• _Goal_:
Copy every line from the records below that holds the word "this".

• _Exercise data_:
——————————
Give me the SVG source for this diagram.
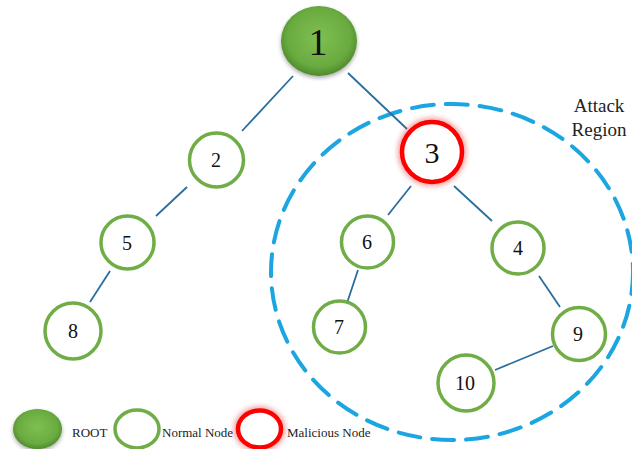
<svg xmlns="http://www.w3.org/2000/svg" width="632" height="449" viewBox="0 0 632 449">
  <style>
    .edge { stroke: #2b6e9e; stroke-width: 1.8; fill: none; }
    .normal { fill: #ffffff; stroke: #70ad47; stroke-width: 3.5; }
    .malicious { fill: #ffffff; stroke: #ff0000; stroke-width: 4.5; }
    .glow { fill: none; stroke: #e23a3a; stroke-width: 9; opacity: 0.45; filter: url(#blur); }
    .root { fill: url(#rootFill); }
    .num { font-family: "Liberation Serif", "Times New Roman", serif; fill: #111; text-anchor: middle; }
    .lbl { font-family: "Liberation Serif", "Times New Roman", serif; fill: #222; }
    .region { fill: none; stroke: #1ba6e2; stroke-width: 4; stroke-dasharray: 22 12; stroke-linecap: round; }
  </style>
  <defs>
    <radialGradient id="rootFill" cx="50%" cy="45%" r="55%">
      <stop offset="0%" stop-color="#7fbf52"/>
      <stop offset="75%" stop-color="#6aab40"/>
      <stop offset="100%" stop-color="#4f8a2c"/>
    </radialGradient>
    <filter id="blur" x="-30%" y="-30%" width="160%" height="160%">
      <feGaussianBlur stdDeviation="2.5"/>
    </filter>
    <filter id="soft" x="-20%" y="-20%" width="140%" height="150%">
      <feGaussianBlur in="SourceAlpha" stdDeviation="2"/>
      <feOffset dy="2"/>
      <feComponentTransfer><feFuncA type="linear" slope="0.35"/></feComponentTransfer>
      <feMerge><feMergeNode/><feMergeNode in="SourceGraphic"/></feMerge>
    </filter>
  </defs>

  <rect width="632" height="449" fill="#ffffff"/>

  <!-- attack region boundary -->
  <ellipse id="attack-region" class="region" cx="452" cy="272" rx="181" ry="168"/>
  <text class="lbl" font-size="19" text-anchor="middle" x="599" y="112">Attack</text>
  <text class="lbl" font-size="19" text-anchor="middle" x="599" y="136">Region</text>

  <!-- connectors -->
  <g id="edges">
    <line class="edge" x1="293" y1="76" x2="242" y2="131"/>
    <line class="edge" x1="348" y1="73" x2="407" y2="129"/>
    <line class="edge" x1="187" y1="187" x2="156" y2="216"/>
    <line class="edge" x1="110" y1="271" x2="90" y2="302"/>
    <line class="edge" x1="411" y1="186" x2="388" y2="215"/>
    <line class="edge" x1="454" y1="186" x2="492" y2="221"/>
    <line class="edge" x1="358" y1="270" x2="347" y2="303"/>
    <line class="edge" x1="539" y1="276" x2="560" y2="307"/>
    <line class="edge" x1="553" y1="346" x2="495" y2="370"/>
  </g>

  <!-- nodes -->
  <g id="node-1">
    <ellipse class="root" filter="url(#soft)" cx="319" cy="41" rx="38" ry="35"/>
    <text class="num" font-size="38" x="318" y="55">1</text>
  </g>
  <g id="node-2">
    <circle class="normal" cx="216.5" cy="160" r="27"/>
    <text class="num" font-size="20" x="216" y="167">2</text>
  </g>
  <g id="node-3">
    <circle class="glow" cx="432" cy="152" r="30"/>
    <circle class="malicious" cx="432" cy="152" r="30"/>
    <text class="num" font-size="30" x="432" y="163">3</text>
  </g>
  <g id="node-5">
    <circle class="normal" cx="127.5" cy="242.5" r="26.5"/>
    <text class="num" font-size="20" x="127" y="250">5</text>
  </g>
  <g id="node-8">
    <circle class="normal" cx="73" cy="331" r="28"/>
    <text class="num" font-size="20" x="73" y="338">8</text>
  </g>
  <g id="node-6">
    <circle class="normal" cx="367.5" cy="242" r="26"/>
    <text class="num" font-size="20" x="367" y="249">6</text>
  </g>
  <g id="node-4">
    <circle class="normal" cx="518" cy="248" r="26"/>
    <text class="num" font-size="20" x="518" y="255">4</text>
  </g>
  <g id="node-7">
    <circle class="normal" cx="339.5" cy="327" r="26"/>
    <text class="num" font-size="20" x="339" y="334">7</text>
  </g>
  <g id="node-9">
    <circle class="normal" cx="579" cy="334" r="26.5"/>
    <text class="num" font-size="20" x="578" y="341">9</text>
  </g>
  <g id="node-10">
    <circle class="normal" cx="466" cy="383" r="28"/>
    <text class="num" font-size="20" x="465" y="390">10</text>
  </g>

  <!-- legend -->
  <g id="legend">
    <ellipse class="root" filter="url(#soft)" cx="37.5" cy="429" rx="24.5" ry="20"/>
    <text class="lbl" font-size="13" x="72" y="437">ROOT</text>
    <ellipse class="normal" cx="137" cy="429" rx="22" ry="19"/>
    <text class="lbl" font-size="13" x="162" y="437">Normal Node</text>
    <ellipse class="glow" cx="259.5" cy="429" rx="21.5" ry="18.5"/>
    <ellipse class="malicious" cx="259.5" cy="429" rx="21.5" ry="18.5"/>
    <text class="lbl" font-size="13" x="287" y="437">Malicious Node</text>
  </g>
</svg>
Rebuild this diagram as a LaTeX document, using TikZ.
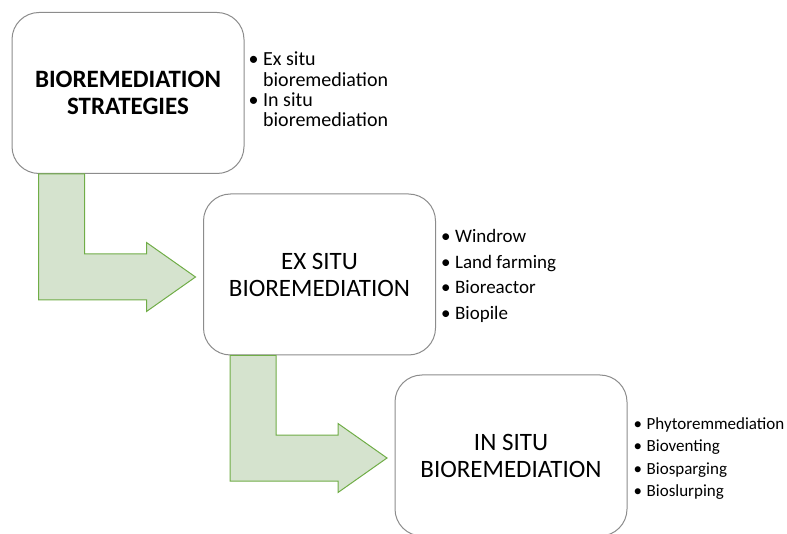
——————————
• _Response_:
Give me the SVG source for this diagram.
Rebuild this diagram as a LaTeX document, using TikZ.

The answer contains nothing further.